■ GOAL:
Scan the following material for the string "that" and copy each line in which it appears.

------------------------------------

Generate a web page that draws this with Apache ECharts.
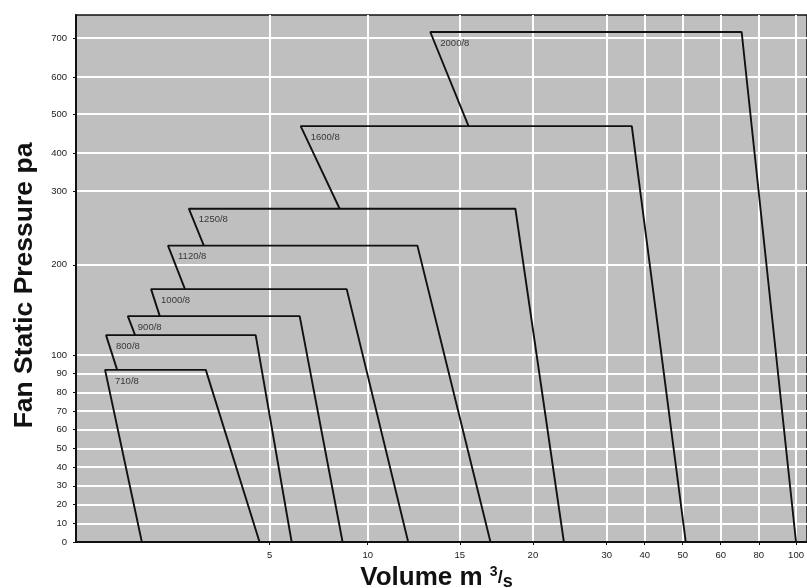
<!DOCTYPE html>
<html>
<head>
<meta charset="utf-8">
<script src="https://cdn.jsdelivr.net/npm/echarts@6/dist/echarts.min.js"></script>
<style>
  html, body { margin: 0; background: #fff; }
  #chart { width: 807px; height: 588px; }
</style>
</head>
<body>
<div id="chart"></div>
<script>
// fan models (8 pole)
const fans = ['710/8', '800/8', '900/8', '1000/8', '1120/8', '1250/8', '1600/8', '2000/8'];
// top edge of every envelope, Pa
const topPressure = [92, 122, 143, 173, 226, 276, 469, 716];
// volume m3/s at the envelope corners
const leftLow = [2.36, 1.85, 2.22, 2.73, 3.25, 3.64, 8.57, 15.6];   // left edge, bottom end
const leftHigh = [1.6, 1.62, 2.07, 2.55, 2.9, 3.33, 6.58, 13.4];    // left edge, top end
const rightHigh = [3.68, 4.71, 6.53, 8.93, 12.7, 18.8, 36.6, 71];   // right edge, top end
const rightLow = [4.79, 6.12, 8.72, 12.2, 17.1, 24.2, 50.8, 100];   // right edge at 0 Pa

const xTicks = [5, 10, 15, 20, 30, 40, 50, 60, 80, 100];
const yTicks = [0, 10, 20, 30, 40, 50, 60, 70, 80, 90, 100, 200, 300, 400, 500, 600, 700];

// the printed chart uses stretched scales: break value -> share of axis length
const xBreaks = [1, 5, 10, 15, 20, 30, 40, 50, 60, 80, 100, 106];
const xShare = [0, 0.265, 0.399, 0.525, 0.625, 0.726, 0.778, 0.830, 0.882, 0.934, 0.985, 1];
const yBreaks = [0, 100, 200, 300, 400, 500, 600, 700, 760];
const yShare = [0, 0.355, 0.526, 0.666, 0.738, 0.812, 0.882, 0.956, 1];

function piecewise(v, breaks, share) {
  for (let i = 1; i < breaks.length; i++) {
    if (v <= breaks[i] || i === breaks.length - 1) {
      const t = (v - breaks[i - 1]) / (breaks[i] - breaks[i - 1]);
      return share[i - 1] + t * (share[i] - share[i - 1]);
    }
  }
}
const X = v => piecewise(v, xBreaks, xShare);
const Y = v => piecewise(v, yBreaks, yShare);

// label for a tick: pick the tick that sits nearest to the axis position
function tickName(ticks, f) {
  return u => {
    let best = ticks[0];
    ticks.forEach(t => { if (Math.abs(f(t) - u) < Math.abs(f(best) - u)) best = t; });
    return String(best);
  };
}

const series = fans.map((name, i) => ({
  name,
  type: 'line',
  symbol: 'none',
  silent: true,
  lineStyle: { color: '#111', width: 1.9 },
  data: [
    [X(leftLow[i]), Y(i ? topPressure[i - 1] : 0)],
    [X(leftHigh[i]), Y(topPressure[i])],
    [X(rightHigh[i]), Y(topPressure[i])],
    [X(rightLow[i]), Y(0)]
  ]
}));

// model names, just under the top-left corner
series.push({
  type: 'scatter',
  symbolSize: 0,
  silent: true,
  data: fans.map((name, i) => [X(leftHigh[i]), Y(topPressure[i]), name]),
  label: {
    show: true,
    position: 'right',
    distance: 0,
    offset: [10, 11],
    formatter: p => p.data[2],
    fontSize: 9.5,
    fontFamily: 'Liberation Sans',
    color: '#111'
  }
});

const axisCommon = {
  type: 'value',
  min: 0,
  max: 1,
  axisLine: { show: true, lineStyle: { color: '#111', width: 2 } },
  axisTick: { show: true, length: 3, lineStyle: { color: '#111', width: 1 } },
  splitLine: { show: true, lineStyle: { color: '#fff', width: 2 } },
  axisLabel: { fontSize: 9.5, fontFamily: 'Liberation Sans', color: '#222' }
};

const option = {
  animation: false,
  grid: {
    left: 76, right: 0, top: 15, bottom: 46,
    outerBoundsMode: 'none',
    containLabel: false,
    show: true,
    backgroundColor: '#bfbfbf',
    borderColor: '#111',
    borderWidth: 1.5
  },
  xAxis: Object.assign({}, axisCommon, {
    axisTick: Object.assign({}, axisCommon.axisTick, { customValues: xTicks.map(X) }),
    axisLabel: Object.assign({}, axisCommon.axisLabel, {
      customValues: xTicks.map(X), formatter: tickName(xTicks, X), margin: 8
    }),
    name: '{m|Volume m }{sup|3}{m2|/}{sub|s}',
    nameLocation: 'middle',
    nameGap: 19,
    nameTextStyle: {
      padding: [0, 10, 0, 0],
      rich: {
        m: { fontSize: 26, fontWeight: 'bold', fontFamily: 'Liberation Sans', color: '#111' },
        sup: { fontSize: 14, fontWeight: 'bold', fontFamily: 'Liberation Sans', color: '#111', verticalAlign: 'top' },
        m2: { fontSize: 18, fontWeight: 'bold', fontFamily: 'Liberation Sans', color: '#111' },
        sub: { fontSize: 18, fontWeight: 'bold', fontFamily: 'Liberation Sans', color: '#111', verticalAlign: 'bottom' }
      }
    }
  }),
  yAxis: Object.assign({}, axisCommon, {
    axisTick: Object.assign({}, axisCommon.axisTick, { customValues: yTicks.map(Y) }),
    axisLabel: Object.assign({}, axisCommon.axisLabel, {
      customValues: yTicks.map(Y), formatter: tickName(yTicks, Y), margin: 9
    }),
    name: 'Fan Static Pressure pa',
    nameLocation: 'middle',
    nameGap: 38,
    nameTextStyle: {
      fontSize: 26.5, fontWeight: 'bold', fontFamily: 'Liberation Sans', color: '#111',
      padding: [0, 14, 0, 0]
    }
  }),
  series
};

const myChart = echarts.init(document.getElementById('chart'));
myChart.setOption(option);
window.addEventListener('resize', () => myChart.resize());
</script>
</body>
</html>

------------------------------------

■ WRITTEN SOLUTION:
Generate a web page that draws this with Apache ECharts.
// label for a tick: pick the tick that sits nearest to the axis position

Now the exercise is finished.